The most recent celebrated film is Firas Khoury’s debut feature, Alam (Flag, 2022), that deals with the contradictions of being a young Palestinian in Israel. How to belong to a place that has denied you your rightful home? It’s about the loss of innocence and politicisation of the young through acts of resistance.

Unlike these Palestinian films, Israel has had a more robust though small filmmaking industry, independent as well as supported by the government. Its cinema also embraces a wide range of themes, given the liberty the country’s people enjoy. Like Ofir Raul Grazier’s The Cakemaker, a bittersweet tale about a German baker who travels to Jerusalem to meet the widow of an Israeli man he had been in a clandestine affair with. Amid their shared grief, the mundane act of baking becomes a healing force.

The best of Israeli cinema, however, has been resolutely political.

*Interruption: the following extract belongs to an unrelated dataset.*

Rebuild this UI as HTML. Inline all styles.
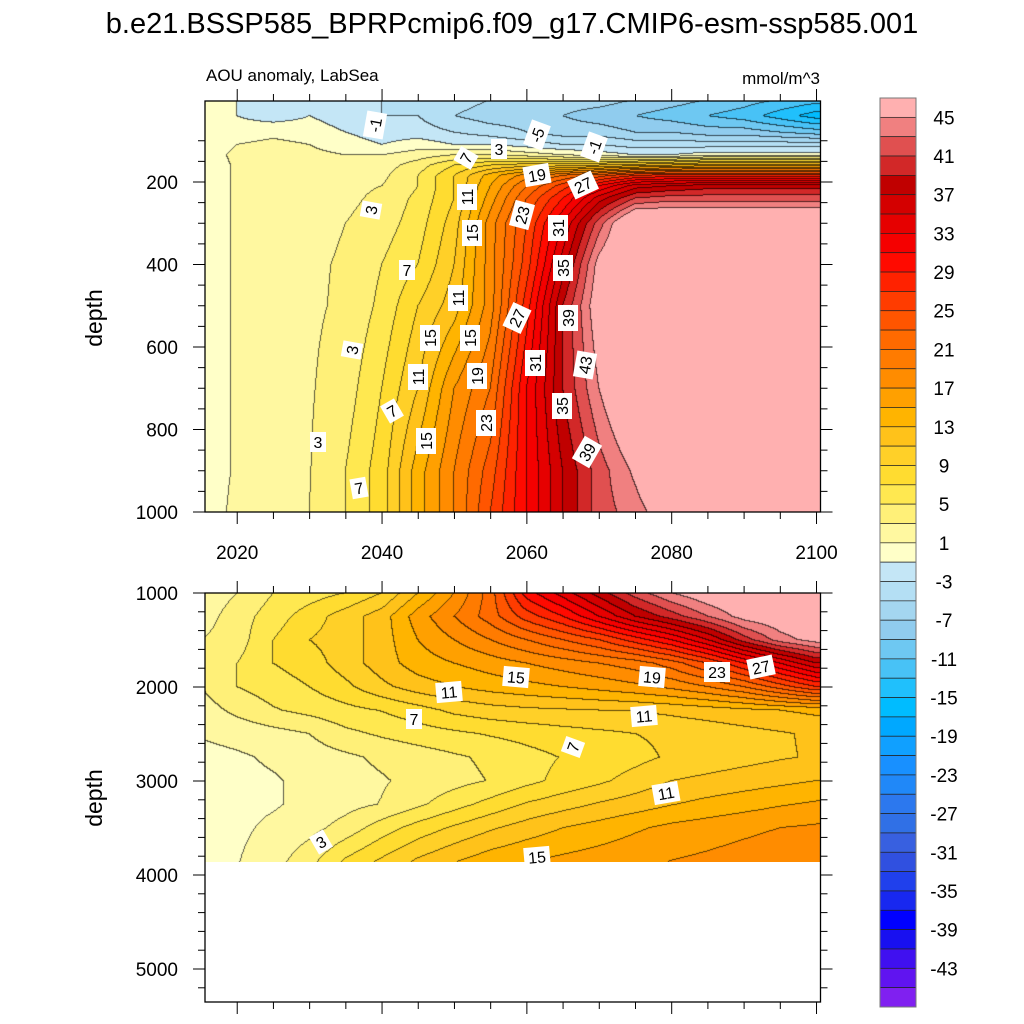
<!DOCTYPE html>
<html><head><meta charset="utf-8"><style>
body{margin:0;background:#fff;width:1024px;height:1024px;position:relative;overflow:hidden;font-family:"Liberation Sans",sans-serif}
canvas{position:absolute}
svg{position:absolute;left:0;top:0}
</style></head><body>
<canvas id="c1" width="616" height="411" style="left:205px;top:101px"></canvas>
<canvas id="c2" width="616" height="269" style="left:205px;top:593px"></canvas>
<svg id="s" width="1024" height="1024"></svg>
<script>
// ---------- data ----------
const years = [2015,2020,2025,2030,2035,2040,2045,2050,2055,2060,2065,2070,2075,2080,2085,2090,2095,2100];
const depthsTop = [0,40,80,110,135,160,185,210,240,300,400,500,700,900,1000];
const aouTop = [
 [-1,-1,-2,-2,-3,-3,-3,-4,-5,-5,-6,-6,-7,-8,-9,-10,-11,-12],
 [0,-1,-2,-1,-2,-3,-3,-5,-6,-6,-7,-8,-9,-10,-11,-12,-14,-16],
 [0.5,0,0.5,0,-1,-2,-2,-3,-4,-5,-6,-6,-7,-7,-8,-8,-9,-10],
 [0.5,1,1.5,1,0,-1,0,-1,-1,-2,-3,-3,-4,-4,-4,-4,-4,-4],
 [0.5,1.2,1.5,1.5,1,1,2,3,3,2,1,0,-1,-1,0,0,0,0],
 [0.5,1.1,2,2,2,2,4,7,9,10,10,11,12,13,14,14,14,14],
 [0.5,1.1,2,2,2,2.5,5,9,14,18,21,24,27,28,28,28,28,28],
 [0.5,1.1,2,2,2.5,3,5,9,15,21,26,31,36,37,38,38,38,38],
 [0.5,1.1,2,2.2,2.5,3.5,5.5,9,16,23,29,36,41,42,42,42,42,42],
 [0.5,1.1,2,2.5,3,4,6,10,18,25,33,42,50,50,50,50,50,50],
 [0.5,1.1,2.2,2.7,3.2,5,7,11,18,26,36,46,50,50,50,50,50,50],
 [0.5,1.1,2.3,2.7,3.3,5.5,9,12,18,28,39,47,50,50,50,50,50,50],
 [0.5,1.1,2.4,2.8,4,7,11,17,21,31,39,45,50,50,50,50,50,50],
 [0.5,1.1,2.5,2.9,5,8,14,19,24,31,37,42,45.5,50,50,50,50,50],
 [0.5,1.2,2.6,3,5,8,14,19,25,31,37,42,44,47,50,50,50,50]
];
const depthsBot = [1000,1250,1500,1750,2000,2250,2500,2750,3000,3250,3500,3870];
const aouBot = [
 [1.5,3,5,6,7,9,13,17,22,30,34,38,42,45,47,48,50,50],
 [2,4,6,8,10,12,16,19,22,26,29,33,37,40,43,46,47,48],
 [3,4,7,9,10,12,15,17,19,21,23,25,28,31,35,40,44,46],
 [3,5,7,8,10,12,14,15,16,17,18,19,20,22,25,29,33,37],
 [3,5,6,7,8.5,10.5,12,13,13.8,14.4,15,15.7,16.5,17.5,19,21,24,27],
 [2,3.5,4.8,5.6,6.4,7.1,8.2,9.5,10.2,10.6,10.8,11,11.1,11.5,12,12.5,13,13.5],
 [1.2,1.7,2.3,3,4.5,5.3,6,6.6,7.2,7.7,8.2,8.6,9,9.4,9.8,10.3,10.8,11.3],
 [0.3,0.7,1.3,2,2.6,3.4,4,4.7,5.4,6.3,7.1,7.7,8.4,9.3,9.8,10.3,10.8,11.2],
 [0.3,0.5,0.8,1.5,2.2,2.8,3.6,4.3,5.1,6.4,7.6,8.6,9.8,11,11.5,12,12.5,13],
 [0.3,0.5,0.8,1.5,2.3,3.1,4.6,6.2,7.7,9.2,10.2,11.2,12,12.9,13.6,14.2,14.8,15.3],
 [0.3,0.6,1.4,2.3,3.8,6,7.8,9.3,10.7,11.9,13,13.8,14.7,15.5,16,16.5,17,17.3],
 [0.5,0.9,2.2,4.4,7.5,9.5,11.5,13,14.3,15.1,15.6,16.1,16.6,17.1,17.5,18,18.5,19]
];
const levelLabels = [45,41,37,33,29,25,21,17,13,9,5,1,-3,-7,-11,-15,-19,-23,-27,-31,-35,-39,-43];
const palette = ["#ffb0b0","#f08080","#e05050","#d22828","#c00000","#d40000","#e60000","#f50000","#ff0a00","#ff2200","#ff3c00","#ff5500","#ff6a00","#ff7b00","#ff8c00","#ffa000","#ffb400","#ffc21a","#ffd028","#ffdc30","#ffe850","#fff078","#fff8a0","#ffffc8","#c4e6f6","#b4dff4","#a4d6f0","#90ccee","#6ec8f2","#48c2f6","#20c0fc","#00bcff","#00a8ff","#10a0ff","#1890ff","#2088f8","#2c78ee","#3070e6","#3860e0","#3050e0","#2040ec","#1828f0","#0000ff","#1810f0","#4010f0","#6014f0","#8020f0"];

// ---------- axes ----------
const X0=205, X1=820.5, YR0=2015.55, YR1=2100.55;
const xOf = y => X0 + (y-YR0)/(YR1-YR0)*(X1-X0);
const yrOfX = x => YR0 + (x-X0)/(X1-X0)*(YR1-YR0);
const T0=101, T1=512, yTop = d => 99.5 + d*0.4125, dTop = y => (y-99.5)/0.4125;
const B0=593, B1=1002, yBot = d => 593 + (d-1000)*0.094, dBot = y => 1000 + (y-593)/0.094;

function interp(arr, v){
  if(v<=arr[0]) return [0,0,0];
  const n=arr.length-1;
  if(v>=arr[n]) return [n,n,0];
  for(let i=0;i<n;i++) if(v<=arr[i+1]) return [i,i+1,(v-arr[i])/(arr[i+1]-arr[i])];
}
function field(grid, depths, yr, d){
  const [i0,i1,fi]=interp(depths,d), [j0,j1,fj]=interp(years,yr);
  const a=grid[i0][j0]*(1-fj)+grid[i0][j1]*fj, b=grid[i1][j0]*(1-fj)+grid[i1][j1]*fj;
  return a*(1-fi)+b*fi;
}
function bin(v){ if(v>=45) return 0; let k=Math.floor((45-v)/2)+1; return Math.min(46,Math.max(1,k)); }
function hex(c){return [parseInt(c.substr(1,2),16),parseInt(c.substr(3,2),16),parseInt(c.substr(5,2),16)];}
const pal = palette.map(hex);
function draw(id, grid, depths, dOf, top){
  const cv=document.getElementById(id), ctx=cv.getContext('2d'), W=cv.width, H=cv.height;
  const img=ctx.createImageData(W,H), bins=new Int16Array(W*H);
  for(let y=0;y<H;y++) for(let x=0;x<W;x++) bins[y*W+x]=bin(field(grid,depths,yrOfX(X0+x+0.5),dOf(top+y+0.5)));
  for(let y=0;y<H;y++) for(let x=0;x<W;x++){
    const b=bins[y*W+x]; let c=pal[b];
    const edge=(x<W-1&&bins[y*W+x+1]!==b)||(y<H-1&&bins[(y+1)*W+x]!==b);
    const p=(y*W+x)*4;
    if(edge){img.data[p]=c[0]*0.35;img.data[p+1]=c[1]*0.35;img.data[p+2]=c[2]*0.35;}
    else{img.data[p]=c[0];img.data[p+1]=c[1];img.data[p+2]=c[2];}
    img.data[p+3]=255;
  }
  ctx.putImageData(img,0,0);
}
draw('c1',aouTop,depthsTop,dTop,T0);
draw('c2',aouBot,depthsBot,dBot,B0);

const svg=document.getElementById('s'), NS='http://www.w3.org/2000/svg';
function el(tag,attrs,parent){const e=document.createElementNS(NS,tag);for(const k in attrs)e.setAttribute(k,attrs[k]);(parent||svg).appendChild(e);return e;}
function txt(x,y,s,size,anchor,name,extra){const t=el('text',Object.assign({x:x,y:y,'font-size':size,'text-anchor':anchor||'middle','font-family':'Liberation Sans, sans-serif'},extra||{}));t.textContent=s;return t;}

txt(512,33,'b.e21.BSSP585_BPRPcmip6.f09_g17.CMIP6-esm-ssp585.001',29,'middle','chart-title');
txt(206,81,'AOU anomaly, LabSea',17,'start','subtitle-left');
txt(820,84,'mmol/m^3',17,'end','units-label');

function frame(y0,y1,name){
  const r=el('rect',{x:X0,y:y0,width:X1-X0,height:y1-y0,fill:'none',stroke:'#000','stroke-width':1.3});
  
}
frame(T0,T1,'top-plot-frame'); frame(B0,B1,'bottom-plot-frame');
for(let yr=2020;yr<=2100;yr+=5){
  const x=xOf(yr), maj=yr%20===0, L=maj?12:7;
  [[T0,-1],[T1,1],[B0,-1],[B1,1]].forEach(([yy,s])=>{
    const t=el('line',{x1:x,x2:x,y1:yy,y2:yy+s*L,stroke:'#000','stroke-width':1});
    
  });
  if(maj) txt(x,559,String(yr),19,'middle','x-tick-label');
}
for(let d=100;d<=1000;d+=50){
  const y=yTop(d), maj=d%200===0, L=maj?12:7;
  [[X0,-1],[X1,1]].forEach(([xx,s])=>{
    const t=el('line',{x1:xx,x2:xx+s*L,y1:y,y2:y,stroke:'#000','stroke-width':1});
    
  });
  if(maj) txt(178,y+7,String(d),19,'end','y-tick-label-top');
}
for(let d=1000;d<=5300;d+=200){
  const y=yBot(d), maj=d%1000===0, L=maj?12:7;
  [[X0,-1],[X1,1]].forEach(([xx,s])=>{
    const t=el('line',{x1:xx,x2:xx+s*L,y1:y,y2:y,stroke:'#000','stroke-width':1});
    
  });
  if(maj) txt(178,y+7,String(d),19,'end','y-tick-label-bottom');
}
txt(0,0,'depth',23,'middle','y-axis-title-top',{transform:'translate(102,318) rotate(-90)'});
txt(0,0,'depth',23,'middle','y-axis-title-bottom',{transform:'translate(102,798) rotate(-90)'});

const labelsPx=[[375,125,'-1',-80],[537,135,'-5',-70],[594,147,'-1',-70],[499,149,'3',0],[466,158,'7',-60],[537,175,'19',-10],[583,185,'27',-25],[467,197,'11',-90],[522,215,'23',-75],[558,228,'31',-90],[472,233,'15',-90],[371,210,'3',-80],[563,268,'35',-90],[407,270,'7',0],[458,298,'11',-90],[517,318,'27',-65],[568,318,'39',-90],[430,338,'15',-90],[470,338,'15',-90],[352,350,'3',-80],[585,365,'43',-80],[535,363,'31',-90],[418,377,'11',-90],[477,376,'19',-90],[392,411,'7',-30],[562,406,'35',-90],[486,423,'23',-90],[426,441,'15',-90],[587,452,'39',-60],[318,442,'3',0],[359,488,'7',-10],
[516,677,'15',5],[652,677,'19',5],[717,672,'23',0],[761,667,'27',-12],[449,692,'11',-5],[644,716,'11',-5],[414,719,'7',0],[573,747,'7',-70],[666,793,'11',-10],[321,842,'3',-30],[537,857,'15',-5]];
labelsPx.forEach(([x,y,s,r])=>{
  const g=el('g',{transform:`translate(${x},${y}) rotate(${r})`});
  
  const w=s.length*10+6;
  el('rect',{x:-w/2,y:-10,width:w,height:20,fill:'#fff'},g);
  const t=el('text',{x:0,y:6,'font-size':16,'text-anchor':'middle','font-family':'Liberation Sans, sans-serif'},g);t.textContent=s;
});

const CB0=98, CB1=1007, bh=(CB1-CB0)/palette.length;
palette.forEach((c,i)=>{
  const r=el('rect',{x:880,y:CB0+i*bh,width:36,height:bh,fill:c,stroke:'#222','stroke-width':0.7});
  
});
el('rect',{x:880,y:CB0,width:36,height:CB1-CB0,fill:'none',stroke:'#777','stroke-width':1});
levelLabels.forEach(v=>{
  const i=(45-v)/2+1;
  txt(944,CB0+i*bh+7,String(v),19,'middle','colorbar-label');
});
</script>
</body></html>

Its most celebrated filmmakers have cast a critical eye at the country’s internal issues as well as foreign affairs, and have often been dubbed anti-Israel. Samuel Maoz’s Foxtrot (2017) is a visually stunning and politically audacious indictment of the absurd hostilities. Nadav Lapid’s Synonyms (2019) was about his inner conflicts with the very idea of nationalism, and his own Jewish identity and his Ahed’s Knee (2021) had a filmmaker wrestling with the ministry of culture for artistic freedom.

The latest film from the region to have hit the bullseye is Lina Soualem’s documentary Bye Bye Tiberias, that won the Grierson award for the best documentary at the recent BFI London Film Festival. It follows Succession actor Hiam Abbass, who returns to her Palestinian village with her daughter years after leaving it to pursue an acting career in France. A journey back to her home and culture, but not quite.